**Requirements:** Pictures in the entries below are excluded; copy only the lines from the one containing "What TikZ code" to the one containing "fill=mocnc] (mocn) at", both included.

(Code that draws figures)

** begin **

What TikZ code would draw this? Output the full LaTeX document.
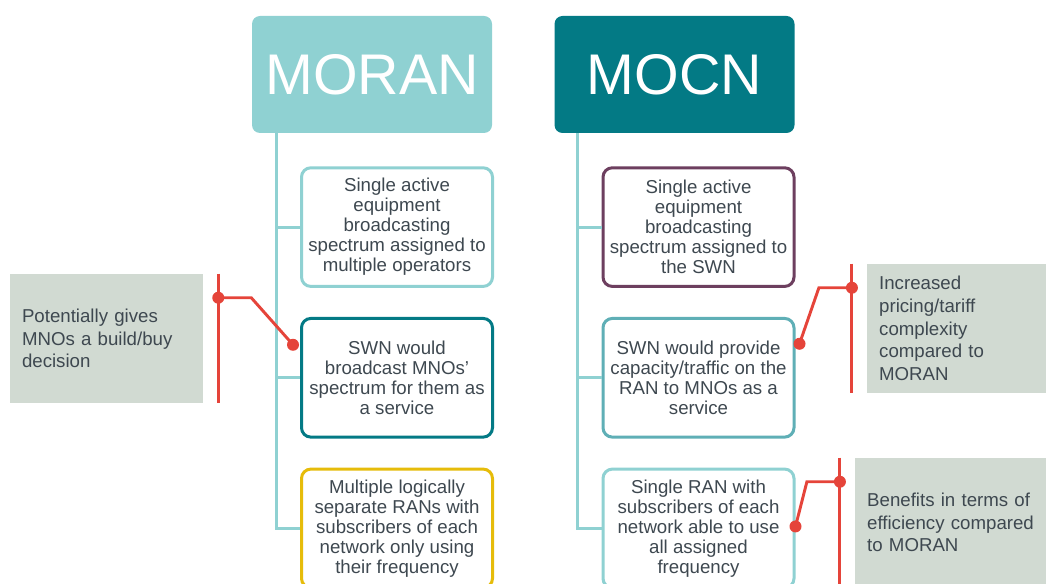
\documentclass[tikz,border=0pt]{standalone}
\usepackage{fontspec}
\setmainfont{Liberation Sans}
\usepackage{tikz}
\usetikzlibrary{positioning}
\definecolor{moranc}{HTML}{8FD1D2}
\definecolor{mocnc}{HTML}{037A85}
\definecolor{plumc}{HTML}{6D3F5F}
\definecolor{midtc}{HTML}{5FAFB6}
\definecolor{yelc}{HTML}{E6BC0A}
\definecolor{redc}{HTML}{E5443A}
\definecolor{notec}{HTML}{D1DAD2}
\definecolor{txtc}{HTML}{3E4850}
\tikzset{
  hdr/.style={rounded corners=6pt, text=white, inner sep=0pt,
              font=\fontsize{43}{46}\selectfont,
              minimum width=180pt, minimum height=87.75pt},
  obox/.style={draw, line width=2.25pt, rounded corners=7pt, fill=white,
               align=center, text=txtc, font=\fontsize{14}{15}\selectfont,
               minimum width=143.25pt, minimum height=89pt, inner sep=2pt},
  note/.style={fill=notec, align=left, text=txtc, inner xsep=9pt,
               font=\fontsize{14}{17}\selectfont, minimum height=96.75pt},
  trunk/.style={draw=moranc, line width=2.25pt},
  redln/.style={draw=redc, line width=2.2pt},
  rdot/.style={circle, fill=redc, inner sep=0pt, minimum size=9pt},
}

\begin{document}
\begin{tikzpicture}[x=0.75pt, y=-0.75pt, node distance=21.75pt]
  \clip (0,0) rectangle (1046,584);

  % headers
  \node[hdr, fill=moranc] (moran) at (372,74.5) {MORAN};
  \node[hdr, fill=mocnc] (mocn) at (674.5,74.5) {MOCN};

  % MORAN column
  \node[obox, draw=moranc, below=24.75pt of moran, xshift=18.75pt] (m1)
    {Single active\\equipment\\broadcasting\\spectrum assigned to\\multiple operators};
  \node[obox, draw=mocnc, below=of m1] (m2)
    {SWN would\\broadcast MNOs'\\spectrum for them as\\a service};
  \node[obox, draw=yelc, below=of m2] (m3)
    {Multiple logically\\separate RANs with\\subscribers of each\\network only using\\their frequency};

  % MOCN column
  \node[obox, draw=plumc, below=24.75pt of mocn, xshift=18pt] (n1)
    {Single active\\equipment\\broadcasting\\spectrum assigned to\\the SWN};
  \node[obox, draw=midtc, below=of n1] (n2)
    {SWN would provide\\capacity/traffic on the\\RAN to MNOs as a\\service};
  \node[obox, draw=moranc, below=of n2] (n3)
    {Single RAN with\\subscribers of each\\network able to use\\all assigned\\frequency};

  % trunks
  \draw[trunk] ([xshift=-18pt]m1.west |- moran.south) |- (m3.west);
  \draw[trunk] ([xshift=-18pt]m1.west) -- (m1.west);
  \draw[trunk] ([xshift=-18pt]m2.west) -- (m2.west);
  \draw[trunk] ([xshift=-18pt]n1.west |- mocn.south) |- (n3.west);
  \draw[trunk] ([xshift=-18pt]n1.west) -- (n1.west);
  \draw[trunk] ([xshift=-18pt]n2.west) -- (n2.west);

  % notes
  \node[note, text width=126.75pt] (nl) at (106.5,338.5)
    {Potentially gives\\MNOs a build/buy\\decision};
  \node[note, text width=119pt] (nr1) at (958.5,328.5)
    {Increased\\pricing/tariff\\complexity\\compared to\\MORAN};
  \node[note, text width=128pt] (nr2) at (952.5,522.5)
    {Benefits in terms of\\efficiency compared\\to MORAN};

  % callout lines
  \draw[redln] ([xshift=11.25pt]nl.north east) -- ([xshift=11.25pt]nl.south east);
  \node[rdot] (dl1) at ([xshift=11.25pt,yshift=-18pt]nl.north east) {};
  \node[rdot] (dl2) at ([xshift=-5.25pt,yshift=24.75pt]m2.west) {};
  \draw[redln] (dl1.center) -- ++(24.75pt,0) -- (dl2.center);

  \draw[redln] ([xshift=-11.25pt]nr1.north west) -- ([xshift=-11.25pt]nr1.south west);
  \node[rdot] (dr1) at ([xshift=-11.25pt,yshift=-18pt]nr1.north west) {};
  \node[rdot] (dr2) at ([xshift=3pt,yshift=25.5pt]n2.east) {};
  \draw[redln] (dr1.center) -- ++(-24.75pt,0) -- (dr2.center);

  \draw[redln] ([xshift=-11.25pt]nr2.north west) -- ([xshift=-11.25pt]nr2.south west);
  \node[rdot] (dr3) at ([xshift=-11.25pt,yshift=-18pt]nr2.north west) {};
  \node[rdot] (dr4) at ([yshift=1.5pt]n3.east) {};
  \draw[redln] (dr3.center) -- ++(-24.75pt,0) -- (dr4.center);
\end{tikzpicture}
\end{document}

** end **
** begin **

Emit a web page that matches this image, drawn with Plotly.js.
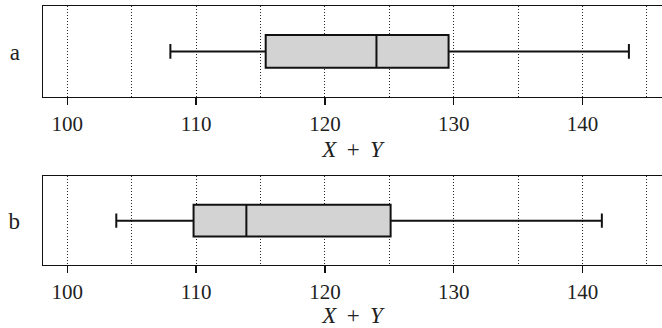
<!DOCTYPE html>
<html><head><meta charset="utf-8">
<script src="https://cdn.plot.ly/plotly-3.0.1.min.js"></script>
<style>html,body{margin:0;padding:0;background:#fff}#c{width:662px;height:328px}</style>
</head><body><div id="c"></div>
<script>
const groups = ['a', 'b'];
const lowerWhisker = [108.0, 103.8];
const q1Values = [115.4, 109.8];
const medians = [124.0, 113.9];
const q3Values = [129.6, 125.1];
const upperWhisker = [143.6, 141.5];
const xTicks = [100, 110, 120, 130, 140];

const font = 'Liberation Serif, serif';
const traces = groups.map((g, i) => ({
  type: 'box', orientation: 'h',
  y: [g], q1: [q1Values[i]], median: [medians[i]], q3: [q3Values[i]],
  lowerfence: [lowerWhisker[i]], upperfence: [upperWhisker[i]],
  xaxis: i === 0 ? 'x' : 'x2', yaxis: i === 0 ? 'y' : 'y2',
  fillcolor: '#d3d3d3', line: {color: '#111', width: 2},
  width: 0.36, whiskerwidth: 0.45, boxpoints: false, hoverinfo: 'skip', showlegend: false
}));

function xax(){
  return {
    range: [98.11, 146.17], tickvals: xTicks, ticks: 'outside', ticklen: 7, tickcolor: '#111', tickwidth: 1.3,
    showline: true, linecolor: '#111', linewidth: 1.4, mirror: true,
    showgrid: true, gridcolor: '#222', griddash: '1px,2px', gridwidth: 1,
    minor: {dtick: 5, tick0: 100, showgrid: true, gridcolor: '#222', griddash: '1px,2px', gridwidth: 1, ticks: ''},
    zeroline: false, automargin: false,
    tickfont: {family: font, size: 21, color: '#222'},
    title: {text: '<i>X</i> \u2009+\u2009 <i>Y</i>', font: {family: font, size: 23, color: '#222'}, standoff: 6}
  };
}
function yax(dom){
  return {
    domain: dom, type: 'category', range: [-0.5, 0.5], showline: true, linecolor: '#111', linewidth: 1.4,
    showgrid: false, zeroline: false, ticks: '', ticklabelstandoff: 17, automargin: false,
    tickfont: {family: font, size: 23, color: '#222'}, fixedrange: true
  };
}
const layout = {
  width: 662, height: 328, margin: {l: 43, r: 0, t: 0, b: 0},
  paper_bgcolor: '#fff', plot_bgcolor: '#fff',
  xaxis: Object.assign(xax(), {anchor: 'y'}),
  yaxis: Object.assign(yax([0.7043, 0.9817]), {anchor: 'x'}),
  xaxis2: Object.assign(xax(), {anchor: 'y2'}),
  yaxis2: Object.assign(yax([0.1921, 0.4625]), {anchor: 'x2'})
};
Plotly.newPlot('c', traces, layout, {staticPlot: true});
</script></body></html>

** end **
** begin **

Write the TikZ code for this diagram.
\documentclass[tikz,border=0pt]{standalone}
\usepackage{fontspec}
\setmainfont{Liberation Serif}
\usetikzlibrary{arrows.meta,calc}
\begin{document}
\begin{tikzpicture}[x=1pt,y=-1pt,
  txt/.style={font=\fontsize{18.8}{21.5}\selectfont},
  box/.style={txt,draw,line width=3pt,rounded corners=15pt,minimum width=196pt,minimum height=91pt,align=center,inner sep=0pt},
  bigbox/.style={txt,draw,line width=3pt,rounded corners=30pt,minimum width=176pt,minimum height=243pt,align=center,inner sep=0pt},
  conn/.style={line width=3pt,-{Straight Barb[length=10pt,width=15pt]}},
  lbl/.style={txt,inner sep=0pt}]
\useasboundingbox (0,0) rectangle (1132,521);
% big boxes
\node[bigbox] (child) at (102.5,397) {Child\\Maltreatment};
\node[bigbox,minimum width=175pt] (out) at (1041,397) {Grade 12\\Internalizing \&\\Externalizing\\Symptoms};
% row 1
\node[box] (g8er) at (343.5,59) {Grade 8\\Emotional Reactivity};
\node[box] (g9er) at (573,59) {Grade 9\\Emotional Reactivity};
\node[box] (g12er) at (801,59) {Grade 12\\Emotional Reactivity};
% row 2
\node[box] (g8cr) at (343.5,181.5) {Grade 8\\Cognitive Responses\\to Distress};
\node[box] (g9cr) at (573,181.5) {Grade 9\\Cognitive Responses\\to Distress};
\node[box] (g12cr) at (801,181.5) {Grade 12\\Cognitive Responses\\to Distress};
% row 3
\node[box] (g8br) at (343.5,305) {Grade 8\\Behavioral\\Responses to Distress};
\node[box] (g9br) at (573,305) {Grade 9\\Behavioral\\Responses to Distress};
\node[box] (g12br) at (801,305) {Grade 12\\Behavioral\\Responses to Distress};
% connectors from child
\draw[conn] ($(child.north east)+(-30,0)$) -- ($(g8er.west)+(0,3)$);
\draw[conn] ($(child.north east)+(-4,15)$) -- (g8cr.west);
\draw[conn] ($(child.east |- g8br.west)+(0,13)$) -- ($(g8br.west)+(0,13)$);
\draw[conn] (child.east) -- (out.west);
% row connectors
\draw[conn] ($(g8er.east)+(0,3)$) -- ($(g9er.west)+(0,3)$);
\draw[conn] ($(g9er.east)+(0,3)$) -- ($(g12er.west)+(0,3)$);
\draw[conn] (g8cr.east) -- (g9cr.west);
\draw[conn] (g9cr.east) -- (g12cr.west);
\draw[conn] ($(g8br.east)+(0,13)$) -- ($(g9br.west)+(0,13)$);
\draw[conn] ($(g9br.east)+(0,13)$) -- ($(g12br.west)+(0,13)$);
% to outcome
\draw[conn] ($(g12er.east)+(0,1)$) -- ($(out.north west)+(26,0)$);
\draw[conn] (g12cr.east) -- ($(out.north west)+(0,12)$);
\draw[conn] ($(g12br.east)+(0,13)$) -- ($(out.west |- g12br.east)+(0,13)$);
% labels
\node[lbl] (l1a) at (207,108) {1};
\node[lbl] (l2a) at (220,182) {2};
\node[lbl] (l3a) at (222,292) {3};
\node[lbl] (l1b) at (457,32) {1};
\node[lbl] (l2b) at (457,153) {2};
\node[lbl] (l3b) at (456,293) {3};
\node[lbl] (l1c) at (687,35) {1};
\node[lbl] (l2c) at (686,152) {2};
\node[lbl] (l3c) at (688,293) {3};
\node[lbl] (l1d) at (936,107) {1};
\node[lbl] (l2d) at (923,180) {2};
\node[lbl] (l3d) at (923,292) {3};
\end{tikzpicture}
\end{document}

** end **

**Exercise result:**
What TikZ code would draw this? Output the full LaTeX document.
\documentclass[tikz,border=0pt]{standalone}
\usepackage{fontspec}
\setmainfont{Liberation Sans}
\usepackage{tikz}
\usetikzlibrary{positioning}
\definecolor{moranc}{HTML}{8FD1D2}
\definecolor{mocnc}{HTML}{037A85}
\definecolor{plumc}{HTML}{6D3F5F}
\definecolor{midtc}{HTML}{5FAFB6}
\definecolor{yelc}{HTML}{E6BC0A}
\definecolor{redc}{HTML}{E5443A}
\definecolor{notec}{HTML}{D1DAD2}
\definecolor{txtc}{HTML}{3E4850}
\tikzset{
  hdr/.style={rounded corners=6pt, text=white, inner sep=0pt,
              font=\fontsize{43}{46}\selectfont,
              minimum width=180pt, minimum height=87.75pt},
  obox/.style={draw, line width=2.25pt, rounded corners=7pt, fill=white,
               align=center, text=txtc, font=\fontsize{14}{15}\selectfont,
               minimum width=143.25pt, minimum height=89pt, inner sep=2pt},
  note/.style={fill=notec, align=left, text=txtc, inner xsep=9pt,
               font=\fontsize{14}{17}\selectfont, minimum height=96.75pt},
  trunk/.style={draw=moranc, line width=2.25pt},
  redln/.style={draw=redc, line width=2.2pt},
  rdot/.style={circle, fill=redc, inner sep=0pt, minimum size=9pt},
}

\begin{document}
\begin{tikzpicture}[x=0.75pt, y=-0.75pt, node distance=21.75pt]
  \clip (0,0) rectangle (1046,584);

  % headers
  \node[hdr, fill=moranc] (moran) at (372,74.5) {MORAN};
  \node[hdr, fill=mocnc] (mocn) at (674.5,74.5) {MOCN};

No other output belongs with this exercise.